Snowdog moaned in frustration as he saw a cascade of gold, silver and precious stones forming a glittering trail back down the stairs. He wriggled free from Jonny's grasp and painfully shucked the backpack from his shoulders as the crashes on the door below became even more frenzied.
The backpack had saved him from the worst of Lex's bomb sure enough, but it was in a hell of a mess for having done so. Everything he'd taken from the wreck was spilling through long, burnt tears in the canvas. There was barely anything left.
He began transferring the remainder into his pockets, hearing the scream of buckling metal from below. He heard a footfall on the stairs behind him, but ignored it as he continued to stuff precious stones into his pockets.
'Hey, Trask,' said Jonny.
Snowdog felt his blood chill and reached for his pistol, but it was too late.

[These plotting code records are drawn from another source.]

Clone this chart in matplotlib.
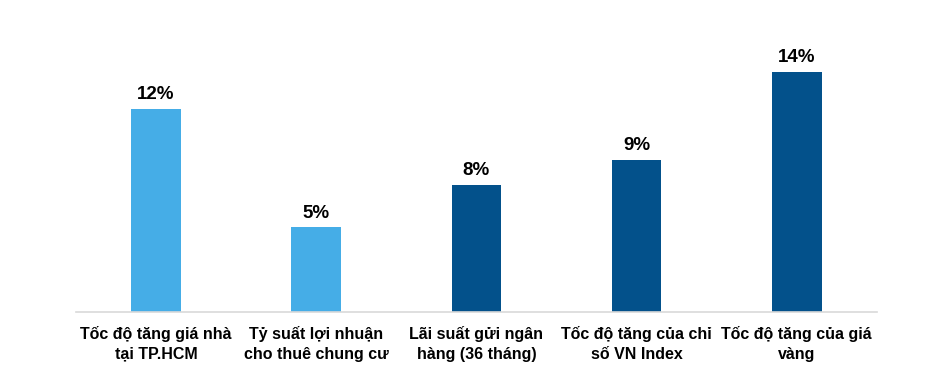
import matplotlib
matplotlib.use("Agg")
import matplotlib.pyplot as plt

# categories and values (percent)
categories = [
    "Tốc độ tăng giá nhà\ntại TP.HCM",
    "Tỷ suất lợi nhuận\ncho thuê chung cư",
    "Lãi suất gửi ngân\nhàng (36 tháng)",
    "Tốc độ tăng của chỉ\nsố VN Index",
    "Tốc độ tăng của giá\nvàng",
]
values = [12.0, 5.0, 7.5, 9.0, 14.2]
value_labels = ["12%", "5%", "8%", "9%", "14%"]
bar_colors = ["#45ADE7", "#45ADE7", "#03518B", "#03518B", "#03518B"]

plt.rcParams["font.family"] = ["Liberation Sans", "DejaVu Sans"]

fig = plt.figure(figsize=(9.25, 3.75), dpi=100)
ax = fig.add_axes([0.082, 0.168, 0.866, 0.832])

x = list(range(len(categories)))
bars = ax.bar(x, values, width=0.31, color=bar_colors, zorder=2)

for b, lab in zip(bars, value_labels):
    ax.text(b.get_x() + b.get_width() / 2, b.get_height() + 0.35, lab,
            ha="center", va="bottom", fontsize=13.5, fontweight="bold",
            color="black")

ax.set_xlim(-0.5, len(categories) - 0.5)
ax.set_ylim(0, 18.46)
ax.set_xticks(x)
ax.set_xticklabels(categories, fontsize=11.5, fontweight="bold",
                   linespacing=1.4)
ax.tick_params(axis="x", length=0, pad=10)
ax.set_yticks([])

for s in ["top", "right", "left"]:
    ax.spines[s].set_visible(False)
ax.spines["bottom"].set_color("#D9D9D9")
ax.spines["bottom"].set_linewidth(1.2)

fig.savefig("out.png", dpi=100)
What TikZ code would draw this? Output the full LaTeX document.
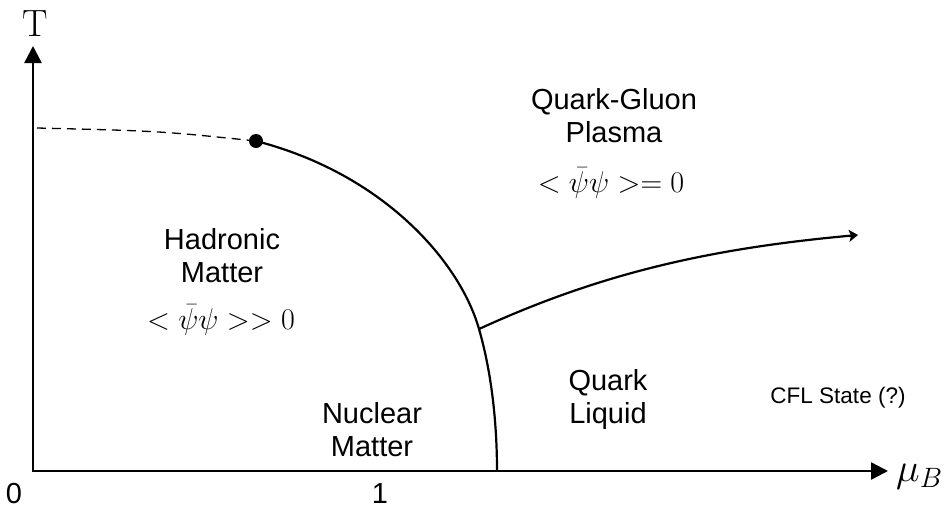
\RequirePackage{fix-cm}
\documentclass[tikz,border=0pt]{standalone}
\usepackage{fontspec}
\newfontfamily\arialf{Liberation Sans}
\usetikzlibrary{arrows.meta}
\begin{document}
\begin{tikzpicture}[x=1pt,y=-1pt,
  lbl/.style={font=\arialf\fontsize{29}{33}\selectfont, align=center, inner sep=0pt},
  smalllbl/.style={font=\arialf\fontsize{22.5}{26}\selectfont, inner sep=0pt},
  mathlbl/.style={font=\fontsize{30}{34}\selectfont, inner sep=0pt},
  axisline/.style={line width=2.5pt, {Triangle[length=17pt,width=17pt]}-{Triangle[length=17pt,width=17pt]}},
  phase/.style={line width=2.2pt},
  crossover/.style={line width=1.3pt, dash pattern=on 9pt off 6pt}]
\useasboundingbox (0,0) rectangle (947,509);
% axes
\coordinate (O) at (33,471);
\coordinate (ytip) at (33,46);
\coordinate (xtip) at (888,471);
\draw[axisline] (ytip) -- (O) -- (xtip);
\node[font=\fontsize{38}{40}\selectfont, anchor=base, inner sep=0pt] (T) at (35,36) {T};
\node[font=\fontsize{40}{42}\selectfont, anchor=base west, inner sep=0pt] (mu) at (896,481) {$\mu_B$};
\node[lbl, anchor=base] (zero) at (14,503) {0};
\node[lbl, anchor=base] (one) at (380,503) {1};
% phase boundaries
\node[circle, fill, inner sep=0pt, minimum size=14pt] (cp) at (256,141) {};
\coordinate (ystart) at (37,128);
\coordinate (j) at (479,329);
\coordinate (e) at (497,471);
\coordinate (tip) at (858,235);
\draw[crossover] (ystart) .. controls (160,131) .. (cp.center);
\draw[phase] (cp.center) .. controls (384,174) and (460,262) .. (j)
   .. controls (492,374) and (497,425) .. (e);
\draw[phase, -{Stealth[length=9pt,width=12pt,inset=2pt]}] (j) .. controls (599,274) and (708,248.5) .. (tip);
% labels
\node[lbl] (qgp) at (614,116) {Quark-Gluon\\Plasma};
\node[mathlbl] (qgpm) at (611,183) {$<\bar\psi\psi>=0$};
\node[lbl] (had) at (222,256) {Hadronic\\Matter};
\node[mathlbl] (hadm) at (221,320) {$<\bar\psi\psi>>0$};
\node[lbl] (ql) at (608,399) {Quark\\Liquid};
\node[lbl] (nm) at (372,430) {Nuclear\\Matter};
\node[smalllbl] (cfl) at (838,398) {CFL State (?)};
\end{tikzpicture}
\end{document}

He heard the rack of a shotgun slide and rolled to one side, yelling in pain as the splintered ends of his ribs ground together.
But the shot wasn't aimed at him. Jonny Stomp toppled to the stairs, a halo of blood splattered on the wall behind him.
Snowdog squinted through a haze of tears of pain and raised his pistol.
Trask kicked him in the face. He felt teeth break and spat blood.
'You and me got some unfinished business, Snowdog,' said Trask.
The sight of the Norn Queen was something that Uriel would never forget for as long as he lived. The creature was massive, easily the size of a Battle Titan, its bulk filling the chamber with countless means of producing its monstrous offspring. A vast, mucus-ribbed tube hung from the walls, pulsing with disgusting motion and dripping great swathes of egg sacs to a slime filled pool where nurse organisms carried them away in great, scooped pincers.
Huge pools of protoplasmic ooze bubbled and burst with motion as screeching infant beasts were drooled from its surface along bony chutes to begin growing almost as soon as they hit the ground. Thousands of gelatinous incubation larvae hung from resinous mucus on the great arched ceiling, supported on huge ribs of bone, each thicker than the columns in the Temple of Correction on Macragge. Stinking fluids coated the floor and foetid steam gusted from millions of tiny orifices in the walls. Ropes of dripping intestine and nutrients pumped viscous fluids into the belly of the Norn Queen, its vast, bloated head fused with the ribbed ceiling of the chamber. Six-legged creatures that resembled fat spiders crawled all over its body, cleaning, feeding and ministering to their queen. Huge javelin-like spines protruded from her bony carapace, each dripping with hissing poisons.